Quando cominciai a cercare tracce di guerra, ne trovai ovunque nel cielo roccioso.
Vidi un vasto territorio devastato da una guerra d’assedio logorante e distruttiva, con la campagna solcata da strisce brune che dovevano essere immense trincee, larghe centinaia di miglia, dove gli uomini combattevano e morivano un anno dopo l’altro. Vidi una città in fiamme sulla quale s’inarcavano vapori bianchi, e mi domandai se fosse in corso una guerra aerea. Vidi un mondo devastato dalle conseguenze della guerra, con continenti anneriti e spogli, dove si scorgevano a stento i contorni delle città in un ammasso di nubi nere in movimento.
Mi domandai quanti altri disastri fossero toccati al mio pianeta dopo la mia partenza.
Dopo ripetute osservazioni effettuate nei giorni seguenti, mi abituai a non portare gli occhiali per lunghi periodi. Infatti cominciai a trovare opprimente quel cielo solcato ovunque dalla guerra.
Nella mia epoca, c’era chi si dichiarava favorevole alla guerra, considerandola un modo per allentare la tensione fra le grandi potenze. Altri avevano profetizzato che la guerra successiva sarebbe stata l’ultima, cioè una sorta di repulisti generale. Tuttavia, le mie recenti osservazioni nell’Interno mi confermavano che non era affatto così: l’umanità praticava la guerra a causa del proprio retaggio primordiale, e qualunque giustificazione non era altro che una razionalizzazione fornita dal nostro cervello ipersviluppato.
Immaginai quello che sarebbe successo se la Gran Bretagna e la Germania fossero state trasferite nell’Interno, come due nuove macchie di colore nel cielo roccioso. Dalla mia prospettiva cosmica, mi parvero due nazioni in una condizione d’insensata confusione economica e morale. Dubitai che nel 1891 esistesse una sola persona, in entrambi i paesi, che potesse illustrarmi i benefici di una guerra, quale che ne potesse essere l’esito. E quanto sarebbe parso ridicolo e futile un simile conflitto, se la Gran Bretagna e la Germania fossero state trasferite davvero nell’Interno della Sfera!
In tutta la Sfera, milioni di vite umane venivano cancellate in guerre che per me erano tanto remote e insensate quanto gli affreschi di una cattedrale.
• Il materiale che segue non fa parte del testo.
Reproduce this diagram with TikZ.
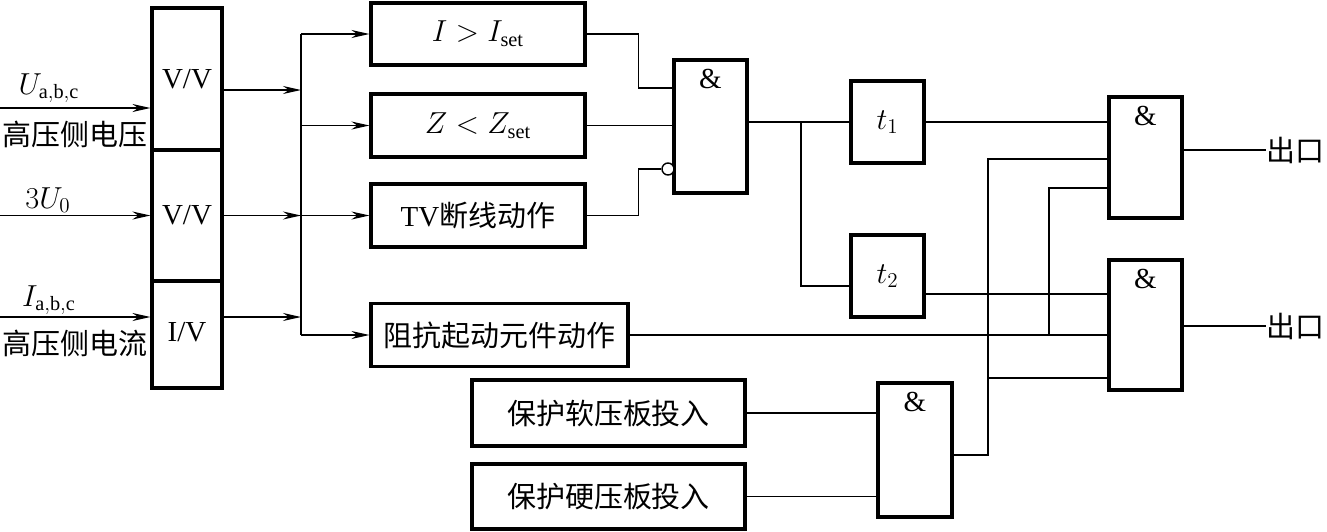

Si sarebbe potuto pensare che gli abitanti della Sfera, che abbracciava un milione d’isole-mondi, condividessero la mia stessa prospettiva e rinunciassero alle loro piccole ambizioni meschine. Tutt’altro! Gli istinti umani più bassi dominavano ancora, persino nell’anno 657.208. Là, nella Sfera, neppure il monito quotidiano di centinaia di migliaia di guerre che venivano combattute ovunque bastava a indurre gli uomini a comprenderne la futilità e la crudeltà.
Per contrasto, pensai a Nebogipfel e al suo popolo, alla loro società razionale. Niente finzioni in proposito: provavo ancora una certa repulsione al pensiero dei Morlock e delle loro pratiche innaturali; tuttavia mi rendevo conto che tale repulsione derivava dai miei pregiudizi primitivi, oltre che dalle mie sfortunate esperienze nel mondo di Weena, del tutto irrilevanti per esprimere un giudizio su Nebogipfel.
Poiché non mi mancava tempo per meditare, formulai un’ipotesi sulla scomparsa della differenziazione sessuale fra i Morlock. Considerai il modo in cui si creano vincoli di solidarietà fra gli individui. Innanzitutto, un uomo deve battersi per difendere se stesso e i propri figli. In secondo luogo deve difendere i fratelli, ma forse questo istinto è meno forte, giacché il patrimonio genetico comune dev’essere diviso. In terzo luogo, deve difendere i nipoti e i parenti più lontani, a cui è vincolato da legami istintuali più deboli.
Così è possibile prevedere, con deprimente attendibilità, come si formano e come operano i vincoli di solidarietà: soltanto con una simile gerarchia di alleanze, in un mondo di penuria e d’instabilità, è possibile tramandare il proprio patrimonio genetico alle generazioni future.